En la oscuridad que deja la ausencia de electricidad, cada gesto humano se revela como acto de resistencia. En Las horas perdidas, Edinson Martínez ha compuesto una novela que respira el bochorno de un país paralizado por el colapso energético, donde los detalles de la vida cotidiana adquieren una dimensión épica. Esta obra publicada por Sultana del Lago Editores se convierte en una invitación urgente a leer la tragedia íntima de Venezuela desde sus espacios más humildes: los pasillos de un edificio, el maullido de un gato, la brisa que no alcanza a aliviar.
Desde sus primeras páginas, Las horas perdidas nos sitúa en un microcosmos perfectamente reconocible para cualquier venezolano: un conjunto residencial atravesado por la canícula, el tedio y el colapso. No hay eventos extraordinarios, y sin embargo todo ocurre. Porque en la quietud forzada del apagón, los personajes se revelan con una nitidez que sólo el calor, la incomodidad y la falta de electricidad pueden generar.

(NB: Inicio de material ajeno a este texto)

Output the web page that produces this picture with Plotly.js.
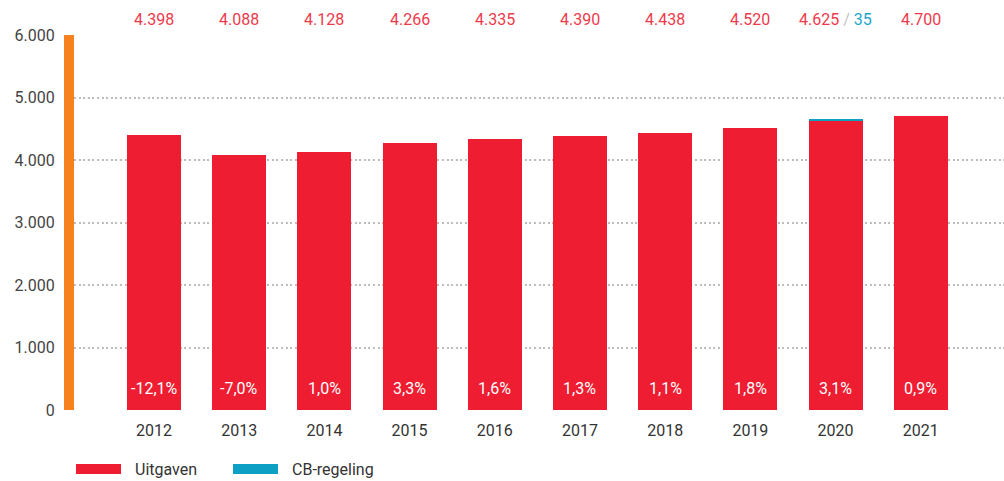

Mateo, el gato negro que recorre los techos como un centinela indómito, se convierte en el hilo conductor de una historia coral donde cada apartamento encierra una pequeña tragedia, una rutina en ruinas, una esperanza tenue. No hay protagonistas únicos: hay vecinos, niños, jubilados, madres solteras, recién casados al borde de la fractura, mascotas, ausencias. Hay, sobre todo, humanidad.
El mayor logro de Martínez está en la construcción de una narrativa profundamente sensorial. No recurre al dramatismo ni a los clichés de la denuncia. Lo suyo es el realismo de lo íntimo, de lo aparentemente banal: el olor del gasoil, el sudor que se desliza por una espalda, la brisa que apenas roza, el crujido de unas bisagras, el murmullo de una conversación entre vecinos.
Es una novela escrita desde el oído y desde la piel, donde cada escena se despliega con la lentitud que imponen el calor y la inercia de un país a oscuras. Hay una poesía contenida en cada gesto: encender un cigarro en la ventana, evitar una conversación conyugal, arrojar una colilla al vacío, oír pasos en el techo, observar las luces lejanas del lago como si fuesen estrellas al revés.
En Las horas perdidas, lo político no aparece en los discursos, sino en la imposibilidad de vivir con normalidad. El colapso no es tema: es escenario, atmósfera, cuerpo. Y desde allí, el autor nos ofrece un relato que oscila entre la crónica literaria y la novela intimista, sin perder en ningún momento su tono sobrio, cálido y cargado de observación.
Es un libro para leer despacio, para subrayar frases que nos resultan cercanas, para mirar nuestra propia cotidianidad a través de sus páginas. Es, sobre todo, un acto de empatía narrativa, de rescate de las pequeñas historias que componen la gran historia de un país atravesado por la penumbra.